Canada scored among the highest in science, reading and mathematics in PISA 2015, with a mean score of 528 points in science, 527 in reading and 516 in mathematics (compared to the OECD averages of 493 points in science, 493 in reading and 490 in mathematics). Performance in science remained stable between PISA 2006 and PISA 2015, as did performance in reading. Performance in mathematics, on the other hand, declined by 4.3 score points on all assessments between 2003 and 2015. In Canada, the strength of the relationship between science performance and socio-economic status of students was among the weakest across OECD countries, with 8.8% of the variation in student performance in science attributed to differences in students’ socio-economic status (OECD average: 12.9%). The impact of ESCS on performance in science has not changed since 2006. There was no significant gender difference in science performance in PISA 2015. Immigrant students make up 30.1% of the student population of 15-year-olds in Canada, a proportion which is among the highest in the OECD (OECD average: 12.5%). Unlike most OECD countries, there was no significant performance gap in PISA 2015 between immigrant and non-immigrant students in science, with a score difference of just -2 points.

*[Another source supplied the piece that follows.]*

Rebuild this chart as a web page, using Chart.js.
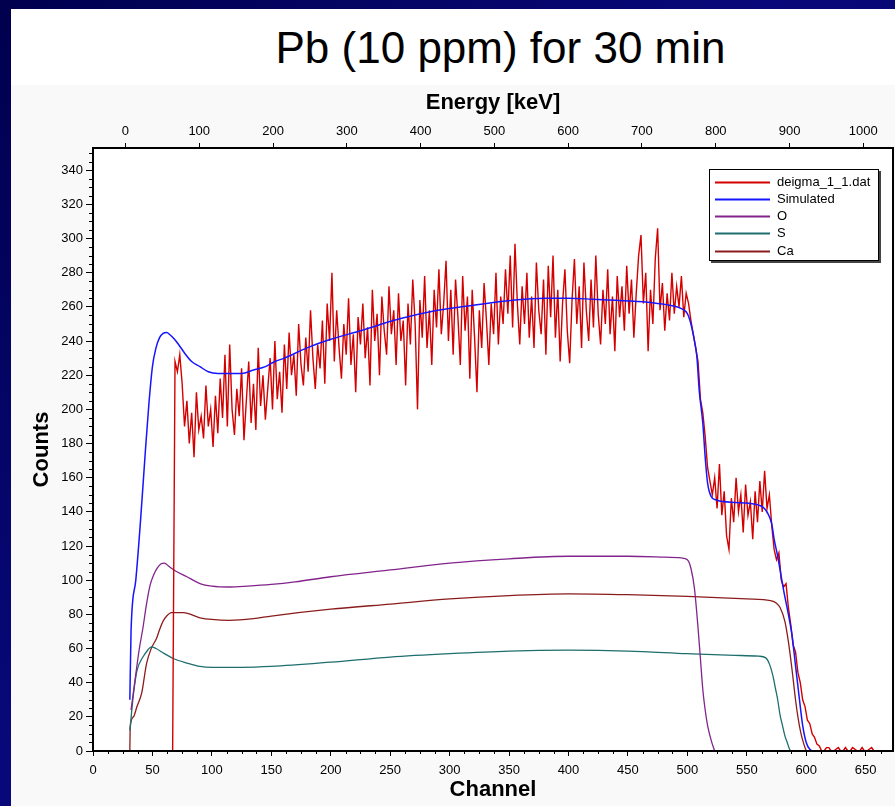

Pre-elementary education (kindergarten) is a one-year programme that children typically start between age 4 and age 5. Both education-only and integrated education and care pre‑primary programmes exist nationally. Qualified teachers are responsible for the formal curricula in place for both programmes. Compulsory education in Canada begins at age 6 and ends at age 16-18, longer than the typical duration across the OECD. Students are first tracked into different educational pathways at age 16, later than the OECD average of age 14. Upper secondary education is divided between general programmes and VET. Depending on the province or territory in Canada, students attend four to six years of compulsory upper secondary education. All general upper secondary programmes lead to college and university education, as well as apprenticeship and post‑secondary non-tertiary programmes. In most cases, VET only allows students to advance to apprenticeship or post-secondary non-tertiary streams.
VET is primarily offered at the post-secondary level in public or private technical and vocational institutes or colleges, rather than at upper secondary level. At upper secondary level, only a small proportion of students (primarily in Quebec) are enrolled in pre‑vocational/vocational programmes (6%, compared to 44% on average in OECD countries in 2012). The apprenticeship system plays an important role in the provision of trade skills, as it is a source of workplace training.
In the OECD Survey of Adult Skills in 2012 and 2015, adult literacy scores in Canada were higher than the OECD average, at 273 points, compared to the OECD average of 268 points. The gap in literacy skills between older adults (age 55-65) and younger adults (age 25-34) was lower than the OECD average. The proportion of the population aged 25‑64 with lower secondary education as the highest level of attainment in Canada is among the lowest in the OECD, with an attainment rate of 6.9% in 2016, compared to the OECD average of 14.3%. NEET rates (the proportion of those aged 18-24 that are neither employed nor in education or training) are lower than the OECD average, at 13.8%, compared to the OECD average of 15.3%. The percentage of the population aged 25-34 with a tertiary-level qualification is among the highest in the OECD, at 60.6% in 2016, compared to the OECD average of 43.1%. Employment rates for 25-34 year-olds with tertiary education are close to the OECD average. In 2016, 85.3% were employed, while the OECD average rate was 82.9%.